Since I was 3 I wanted to be on TV. When I was 22, that dream came true. Through a lot of focus, dreaming and hard work, I did it. And, I got to do it 2 more times and it was amazing! I love it! I love being on set, in front of the camera helping to tell a story. There really is nothing like it for me.
Then when I was in my 30s, I got to produce. I got to be the force behind the making of someone else’s dream and it was amazing. It felt so good and I was good at it. But, since it wasn’t a dream I had held since I was 3, I spent years belittling it as if it wasn’t a dream I had at all.
Now, in my 40s, I am struggling. It’s been really difficult for me because the dream I held onto so tightly, seems foggy. That dream I visualized daily from the time I was 3 until I was in my 20s, doesn’t hold the same gusto it once did and I have been feeling lost. At the beginning of the year, I thought it might be because I had let that dream go so I’ve been working diligently to get it back, but the thing is that when I sit to visualize it, it’s foggy and when things become clear, they don’t light me up like they used to. Which is so very confusing for me because some things do light me up like that and I’ve noticed when I get excited, I tend to second guess myself lately because…so many reasons.

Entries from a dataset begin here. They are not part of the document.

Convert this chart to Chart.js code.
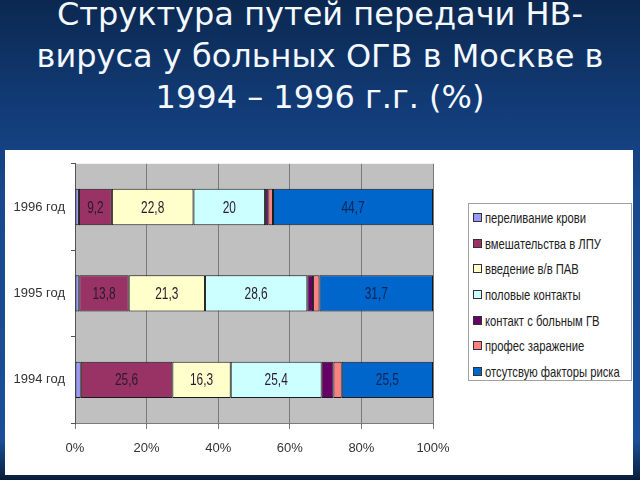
<!DOCTYPE html>
<html><head><meta charset="utf-8">
<script src="https://cdn.jsdelivr.net/npm/chart.js@4.4.0/dist/chart.umd.min.js"></script>
<style>
html,body{margin:0;padding:0;width:640px;height:480px;overflow:hidden;}
body{position:relative;background:linear-gradient(180deg,#0b2850 0px,#123c78 110px,#18498f 200px,#1a4f98 440px,#0b2345 476px,#081a35 480px);font-family:"Liberation Sans",sans-serif;}
#title{position:absolute;left:0;top:-6px;width:640px;text-align:center;color:#f4f8ff;font-family:"DejaVu Sans",sans-serif;font-size:32px;line-height:41.5px;}
#box{position:absolute;left:5px;top:150px;width:628px;height:325px;background:#fff;}
#c{position:absolute;left:0;top:0;}
#legend{position:absolute;left:463px;top:53px;width:164px;height:178px;border:1px solid #a0a0a0;background:#fff;box-sizing:border-box;padding-top:1px;}
.li{height:25.6px;display:flex;align-items:center;color:#222;white-space:nowrap;}
.sw{width:7px;height:7px;border:1px solid #333;margin-left:4px;margin-right:3px;flex:none;}
.tx{font-size:15px;display:inline-block;transform:scaleX(0.75);transform-origin:0 50%;}
</style></head>
<body>
<div id="title">Структура путей передачи НВ-<br>вируса у больных ОГВ в Москве в<br>1994 – 1996 г.г. (%)</div>
<div id="box"><canvas id="c" width="628" height="325"></canvas><div id="legend"></div></div>
<script>
const categories = ['1996 год', '1995 год', '1994 год'];
const seriesNames = ['переливание крови', 'вмешательства в ЛПУ', 'введение в/в ПАВ', 'половые контакты', 'контакт с больным ГВ', 'профес заражение', 'отсутсвую факторы риска'];
const transfusion = [1.1, 1.2, 1.6];
const medical = [9.2, 13.8, 25.6];
const drugs = [22.8, 21.3, 16.3];
const sexual = [20, 28.6, 25.4];
const contact = [0.9, 1.6, 3.3];
const professional = [1.3, 1.8, 2.3];
const noRisk = [44.7, 31.7, 25.5];
const xTicks = [0, 20, 40, 60, 80, 100];
const colors = ['#9999ff', '#993366', '#ffffcc', '#ccffff', '#660066', '#ff8080', '#0066cc'];
const seriesValues = [transfusion, medical, drugs, sexual, contact, professional, noRisk];

const datasets = seriesValues.map((d, i) => ({
  label: seriesNames[i], data: d, backgroundColor: colors[i],
  borderColor: '#1a1a1a', borderWidth: 1, borderSkipped: false,
  categoryPercentage: 1.0, barPercentage: 0.42
}));

const plotBg = {
  id: 'plotBg',
  beforeDraw(chart) {
    const a = chart.chartArea, ctx = chart.ctx;
    ctx.save(); ctx.fillStyle = '#c0c0c0';
    ctx.fillRect(a.left, a.top, a.right - a.left, a.bottom - a.top);
    ctx.restore();
  }
};
const valueLabels = {
  id: 'valueLabels',
  afterDatasetsDraw(chart) {
    const ctx = chart.ctx;
    chart.data.datasets.forEach((ds, i) => {
      const meta = chart.getDatasetMeta(i);
      meta.data.forEach((el, j) => {
        const v = ds.data[j];
        if (v < 5) return;
        const p = el.getCenterPoint();
        ctx.save();
        ctx.font = '17px "Liberation Sans", sans-serif';
        ctx.textAlign = 'center'; ctx.textBaseline = 'middle';
        ctx.fillStyle = i === 6 ? '#0f2550' : '#2a1a30';
        ctx.translate(p.x, p.y + 1);
        ctx.scale(0.7, 1);
        ctx.fillText(String(v).replace('.', ','), 0, 0);
        ctx.restore();
      });
    });
  }
};

new Chart(document.getElementById('c'), {
  type: 'bar',
  data: { labels: categories, datasets },
  options: {
    indexAxis: 'y', responsive: false, animation: false,
    layout: { padding: { left: 0, right: 200, top: 12, bottom: 0 } },
    plugins: { legend: { display: false }, tooltip: { enabled: false } },
    scales: {
      x: {
        stacked: true, min: 0, max: 100,
        afterBuildTicks(s) { s.ticks = xTicks.map(v => ({ value: v })); },
        afterFit(s) { s.height = 52; },
        ticks: { callback: v => v + '%', color: '#333', padding: 12,
          font: { family: '"Liberation Sans", sans-serif', size: 13 } },
        grid: { color: '#7a7a7a', lineWidth: 1, tickLength: 6, tickColor: '#7a7a7a' },
        border: { display: true, color: '#7a7a7a' }
      },
      y: {
        stacked: true,
        afterFit(s) { s.width = 70; },
        ticks: { color: '#333', padding: 6,
          font: { family: '"Liberation Sans", sans-serif', size: 13 } },
        grid: { drawOnChartArea: false, offset: true, tickLength: 4, tickColor: '#555', color: '#555' },
        border: { display: true, color: '#555' }
      }
    }
  },
  plugins: [plotBg, valueLabels]
});

const lg = document.getElementById('legend');
seriesNames.forEach((n, i) => {
  const d = document.createElement('div'); d.className = 'li';
  const s = document.createElement('span'); s.className = 'sw'; s.style.background = colors[i];
  const t = document.createElement('span'); t.className = 'tx'; t.textContent = n;
  d.appendChild(s); d.appendChild(t); lg.appendChild(d);
});
</script>
</body></html>
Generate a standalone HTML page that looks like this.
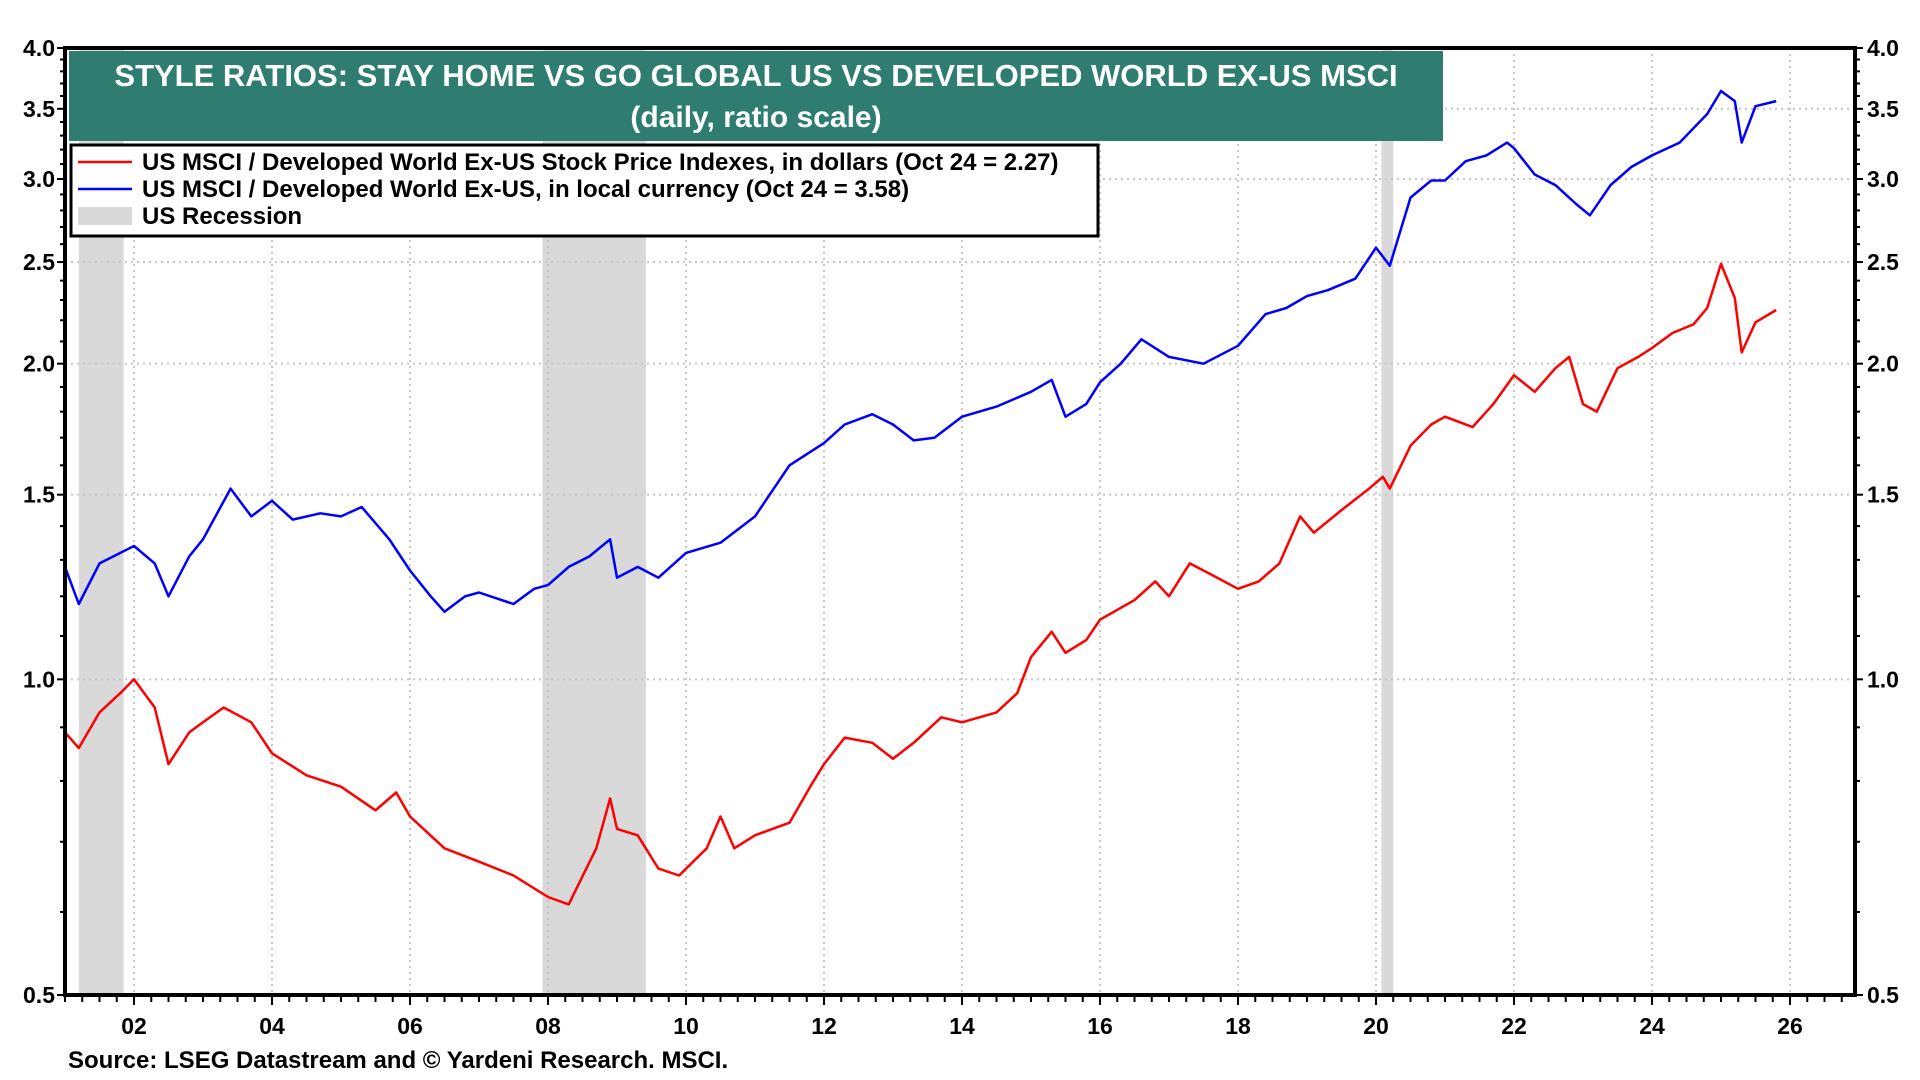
<!DOCTYPE html>
<html><head><meta charset="utf-8">
<style>
html,body{margin:0;padding:0;background:#fff;}
svg{display:block;font-family:"Liberation Sans",Arial,sans-serif;font-weight:bold;}
</style></head>
<body>
<svg id="chart" width="1920" height="1080" viewBox="0 0 1920 1080"></svg>
<script>
const years = [2001.0,2001.2,2001.5,2002.0,2002.3,2002.5,2002.8,2003.0,2003.4,2003.7,2004.0,2004.3,2004.7,2005.0,2005.3,2005.7,2006.0,2006.3,2006.5,2006.8,2007.0,2007.5,2007.8,2008.0,2008.3,2008.6,2008.9,2009.0,2009.3,2009.6,2010.0,2010.5,2011.0,2011.5,2012.0,2012.3,2012.7,2013.0,2013.3,2013.6,2014.0,2014.5,2015.0,2015.3,2015.5,2015.8,2016.0,2016.3,2016.6,2017.0,2017.5,2018.0,2018.4,2018.7,2019.0,2019.3,2019.7,2020.0,2020.2,2020.5,2020.8,2021.0,2021.3,2021.6,2021.9,2022.0,2022.3,2022.6,2022.9,2023.1,2023.4,2023.7,2024.0,2024.4,2024.8,2025.0,2025.2,2025.3,2025.5,2025.8];
const blueValues = [1.28,1.18,1.29,1.34,1.29,1.20,1.31,1.36,1.52,1.43,1.48,1.42,1.44,1.43,1.46,1.36,1.27,1.20,1.16,1.20,1.21,1.18,1.22,1.23,1.28,1.31,1.36,1.25,1.28,1.25,1.32,1.35,1.43,1.60,1.68,1.75,1.79,1.75,1.69,1.70,1.78,1.82,1.88,1.93,1.78,1.83,1.92,2.00,2.11,2.03,2.00,2.08,2.23,2.26,2.32,2.35,2.41,2.58,2.48,2.88,2.99,2.99,3.12,3.16,3.25,3.21,3.03,2.96,2.84,2.77,2.96,3.08,3.16,3.25,3.46,3.64,3.56,3.25,3.52,3.56];
const redYears = [2001.0,2001.2,2001.5,2001.8,2002.0,2002.3,2002.5,2002.8,2003.0,2003.3,2003.7,2004.0,2004.5,2005.0,2005.5,2005.8,2006.0,2006.5,2007.0,2007.5,2008.0,2008.3,2008.7,2008.9,2009.0,2009.3,2009.6,2009.9,2010.3,2010.5,2010.7,2011.0,2011.5,2011.8,2012.0,2012.3,2012.7,2013.0,2013.3,2013.7,2014.0,2014.5,2014.8,2015.0,2015.3,2015.5,2015.8,2016.0,2016.5,2016.8,2017.0,2017.3,2017.6,2018.0,2018.3,2018.6,2018.9,2019.1,2019.5,2019.9,2020.1,2020.2,2020.5,2020.8,2021.0,2021.4,2021.7,2022.0,2022.3,2022.6,2022.8,2023.0,2023.2,2023.5,2023.8,2024.0,2024.3,2024.6,2024.8,2025.0,2025.2,2025.3,2025.5,2025.8];
const redValues = [0.89,0.86,0.93,0.97,1.00,0.94,0.83,0.89,0.91,0.94,0.91,0.85,0.81,0.79,0.75,0.78,0.74,0.69,0.67,0.65,0.62,0.61,0.69,0.77,0.72,0.71,0.66,0.65,0.69,0.74,0.69,0.71,0.73,0.79,0.83,0.88,0.87,0.84,0.87,0.92,0.91,0.93,0.97,1.05,1.11,1.06,1.09,1.14,1.19,1.24,1.20,1.29,1.26,1.22,1.24,1.29,1.43,1.38,1.45,1.52,1.56,1.52,1.67,1.75,1.78,1.74,1.83,1.95,1.88,1.98,2.03,1.83,1.80,1.98,2.03,2.07,2.14,2.18,2.26,2.49,2.31,2.05,2.19,2.25];
const recessionStarts = [2001.2,2007.92,2020.08];
const recessionEnds = [2001.85,2009.42,2020.25];
const yTicks = [0.5,1.0,1.5,2.0,2.5,3.0,3.5,4.0];
const yTickLabels = ["0.5","1.0","1.5","2.0","2.5","3.0","3.5","4.0"];
const xTickYears = [2002,2004,2006,2008,2010,2012,2014,2016,2018,2020,2022,2024,2026];
const xTickLabels = ["02","04","06","08","10","12","14","16","18","20","22","24","26"];

const L=65,R=1855,T=48,B=995;
const X0=2001.0, PXY=69;
function xs(y){return L+(y-X0)*PXY;}
function ys(v){return T+Math.log(4/v)/Math.log(8)*(B-T);}
const NS="http://www.w3.org/2000/svg";
const svg=document.getElementById('chart');
function mk(tag,attrs,parent){const e=document.createElementNS(NS,tag);for(const k in attrs)e.setAttribute(k,attrs[k]);(parent||svg).appendChild(e);return e;}

recessionStarts.forEach((s,i)=>{
  const r=mk('rect',{x:xs(s),y:T,width:xs(recessionEnds[i])-xs(s),height:B-T,fill:'#d9d9d9'});
  
  
});
xTickYears.forEach(y=>{
  const g=mk('line',{x1:xs(y),x2:xs(y),y1:T,y2:B,stroke:'#c8c8c8','stroke-width':2,'stroke-dasharray':'2,4'});
  
  
});
yTicks.forEach(v=>{
  if(v===0.5||v===4.0)return;
  const g=mk('line',{x1:L,x2:R,y1:ys(v),y2:ys(v),stroke:'#c8c8c8','stroke-width':2,'stroke-dasharray':'2,4'});
  
  
});
function line(xa,va,color,name){
  const p=xa.map((y,i)=>xs(y).toFixed(1)+','+ys(va[i]).toFixed(1)).join(' ');
  const e=mk('polyline',{points:p,fill:'none',stroke:color,'stroke-width':2.5,'stroke-linejoin':'round'});
  
  
}
line(redYears,redValues,'#ff0000','red-series-dollars');
line(years,blueValues,'#0000ff','blue-series-local-currency');

const fr=mk('rect',{x:L,y:T,width:R-L,height:B-T,fill:'none',stroke:'#000','stroke-width':4});


for(let v=0.5;v<=4.001;v+=0.1){
  const major=Math.abs(v*2-Math.round(v*2))<1e-6;
  const len=major?8:5;
  mk('line',{x1:L-len,x2:L,y1:ys(v),y2:ys(v),stroke:'#000','stroke-width':2});
  mk('line',{x1:R,x2:R+len,y1:ys(v),y2:ys(v),stroke:'#000','stroke-width':2});
}
for(let q=0;q<=26*4;q++){
  const y=X0+q/4; if(xs(y)>R)break;
  const major=Math.abs(y-Math.round(y))<1e-6 && Math.round(y)%2===0;
  mk('line',{x1:xs(y),x2:xs(y),y1:B,y2:B+(major?10:7),stroke:'#000','stroke-width':2});
}
yTicks.forEach((v,i)=>{
  const a=mk('text',{x:L-10,y:ys(v)+8,'text-anchor':'end','font-size':23});
  a.textContent=yTickLabels[i];
  
  
  const b=mk('text',{x:R+12,y:ys(v)+8,'text-anchor':'start','font-size':23});
  b.textContent=yTickLabels[i];
  
  
});
xTickYears.forEach((y,i)=>{
  const t=mk('text',{x:xs(y),y:1034,'text-anchor':'middle','font-size':23});
  t.textContent=xTickLabels[i];
  
  
});
</script>
<svg style="position:absolute;left:0;top:0" width="1920" height="1080">
  <g>
    <rect x="69" y="51" width="1374" height="90" fill="#2e7d70"/>
    <text x="756" y="86" text-anchor="middle" font-size="31" fill="#fff">STYLE RATIOS: STAY HOME VS GO GLOBAL US VS DEVELOPED WORLD EX-US MSCI</text>
    <text x="756" y="127" text-anchor="middle" font-size="30" fill="#fff">(daily, ratio scale)</text>
  </g>
  <g>
    <rect x="71" y="145" width="1027" height="91" fill="#fff" stroke="#000" stroke-width="3"/>
    <line x1="78" x2="132" y1="162" y2="162" stroke="#ff0000" stroke-width="2.5"/>
    <text x="142" y="170" font-size="24">US MSCI / Developed World Ex-US Stock Price Indexes, in dollars (Oct 24 = 2.27)</text>
    <line x1="78" x2="132" y1="189" y2="189" stroke="#0000ff" stroke-width="2.5"/>
    <text x="142" y="197" font-size="24">US MSCI / Developed World Ex-US, in local currency (Oct 24 = 3.58)</text>
    <rect x="78" y="207" width="54" height="18" fill="#d9d9d9"/>
    <text x="142" y="224" font-size="24">US Recession</text>
  </g>
  <text x="68" y="1068" font-size="24">Source: LSEG Datastream and © Yardeni Research. MSCI.</text>
</svg>
</body></html>
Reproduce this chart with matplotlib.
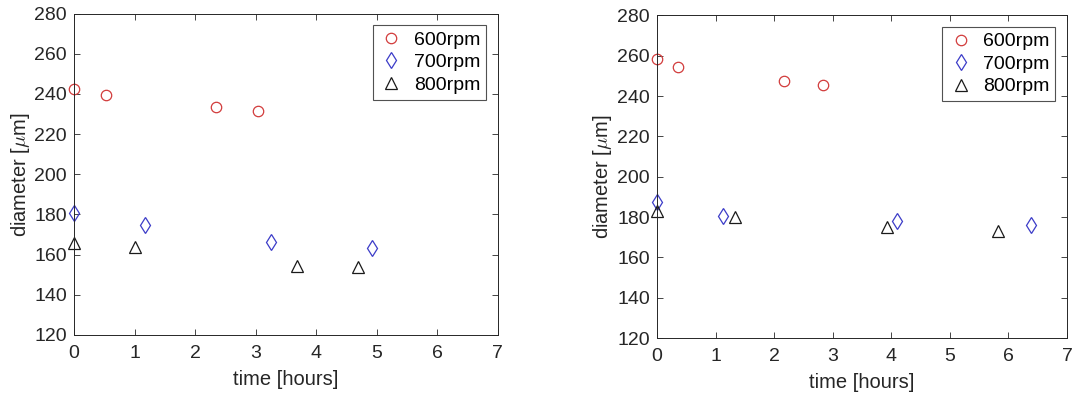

Today I started reading Girl Stop Apologizing by Rachel Hollis. In the book she talks about how she no longer spends a single second on worry about what people might think of her for having big dreams. She basically talks about how she is embracing her desire to have big audacious dreams and that she’s a massive, obnoxious goal-setter.
When I read those words, they hit a part of my soul that I can’t explain. Then I started thinking…I am that way too. My dreams have always been HUGE and because they’ve been so “obnoxious” (love that she uses that word. it makes me giggle because – it’s true) I feel like I only get one. What I mean by that is that if I had the obnoxiously big dream of moving from my small town in Minnesota to Los Angeles to be on TV and I got to do that, how dare I have another big dream. I know it sounds silly, but reading that made me realize that that’s how I have subconsciously been feeling and therefore, sabotaging and stopping myself from dreaming about another goal and setting it and going after it.
I mean, if I’m being totally honest, I have quite a few of these big obnoxious dreams and it would be incredibly fun to just go forward and accomplish them….wowsa…what would that look like? Whew you guys – I…I am going to have to sit with this.
What would it look like if I unapologetically just went after all of my big obnoxious dreams?